Be mindful of how you're presenting your horses to the public. Nancy Turner, president and founder of This Old Horse, says she prefers to “show our horses as powerful, not pitiful.” Although an appeal to an adopter’s sympathy might work for some, Turner’s group believes positive messaging creates more opportunities for the horses.
This Old Horse created a grant-winning adoption video where they showcased Kit, a blind senior horse. Instead of calling out Kit’s physical limitations, they highlighted what she likes to do—hang out and listen to her sponsor sing!
Kelly Ford, executive board secretary and spokesperson for RVR Horse Rescue, agrees and says it’s better to highlight a horse’s progress than the bad situation from which they came. “We highlight the personalities and abilities,” says Ford, “focusing on what a horse can do rather than what they can’t.”
Both organizations use clever partnerships and promotions to capture the attention of potential adopters. Here are some ideas:
Lesson Barns. Ford recommends partnering with lesson barns and private boarding facilities that may be interested in adopting a senior horse for teaching basic horse care (grooming, hoof care, tacking up). This is a win-win because the facility gets experienced and safe horses for novice customers and the horses get doted upon by many people. She also suggests trying to secure a discounted boarding rate for people who adopt special needs and senior horses.
Seniors for Seniors. In 2017, RVR began a “Save Our Seniors” promotion, encouraging seniors—including many people as young as their mid-50s—to adopt older horses. This marketing tactic is working well for the group, which has so far adopted out 14 senior horses.
Horse Shows. Turner suggests partnering with local horse shows on special awards for senior and special needs horses to bring them more attention. Several local horse shows got on board and now give out a “See What This Old Horse Can Do” award.
Horses as Matchmakers. Ford encourages groups to let horses make their own connections with visitors. She says horses often sell themselves and that by “gently exposing adopters to special needs horses, the horses can work their magic.” Moon was a special needs horse at RVR with a cleft palate who was adopted by a family who was not looking for a special needs horse but fell in love with him when an adoption counselor casually pointed him out.
Group Adoptions. Allowing multiple people to adopt one horse can embolden on-the-fence-adopters to become horse owners. This is a great option for first-time adopters to share costs and support one another and gives the horses more people to love and support them.
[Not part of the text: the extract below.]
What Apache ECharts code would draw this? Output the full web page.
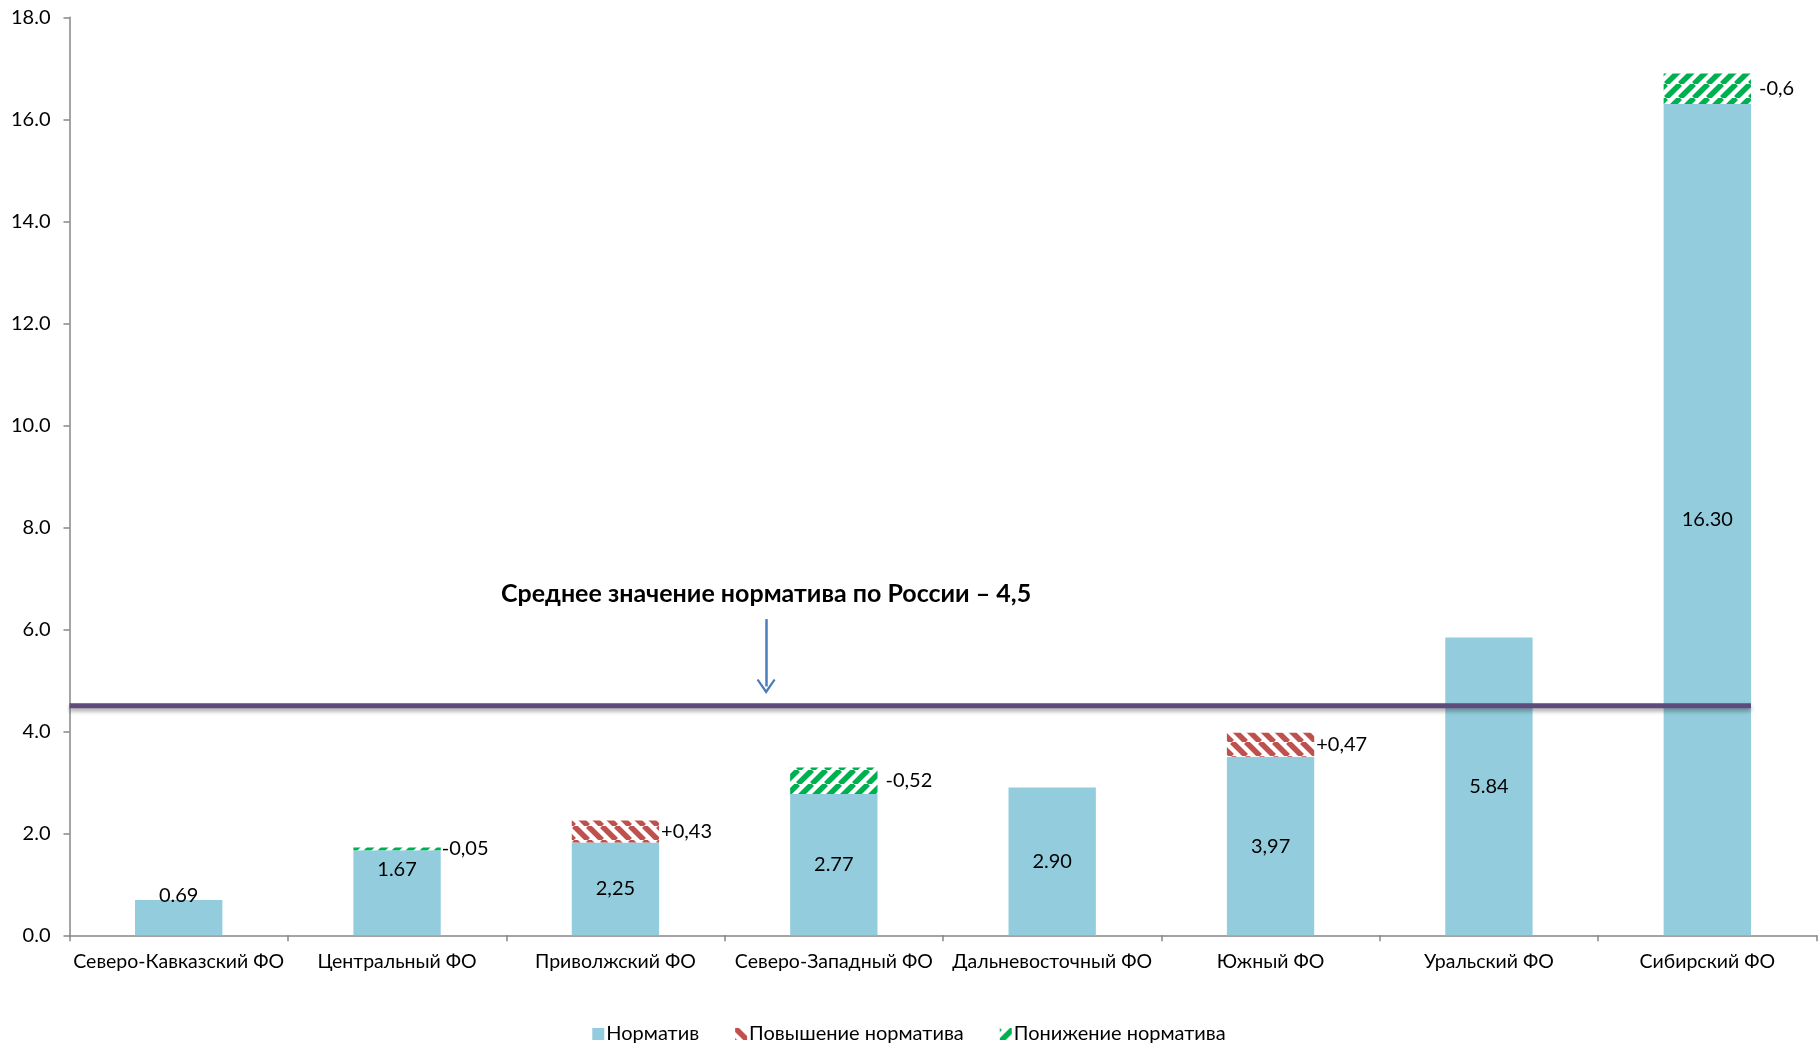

They have programs to match inexperienced horse people with horses and mentors—all of which have the goal of cultivating new adopters. One of the programs, Hands on Horses, includes bi-weekly grooming sessions and educational speakers to help develop new horse owners.
Provide ongoing support. Providing support to adopters before, during and after they adopt will help them overcome concerns they may have about taking on a special needs horse. In the case of Moon, the horse with the cleft palate, RVR made sure their vet was available to speak with the adopter’s vet to explain Moon’s special feeding protocol.
Ford says flexibility is key for supporting adopters. One adopter, for example, had recently lost a senior horse and wanted to get a companion for her remaining senior. However, she was in her 70s and worried that if she passed away before her horses, her family would be stuck placing two senior horses.
To address her concern, RVR created an addendum to the adoption contract promising they would come pick up the horse and assume ownership of her if the adopter passed away first.
Turner also recommends providing safety net support to any adopters who may end up in an emergency. “Sometimes if people just get some help to keep the horse they have, the horse doesn’t need placement” she points out.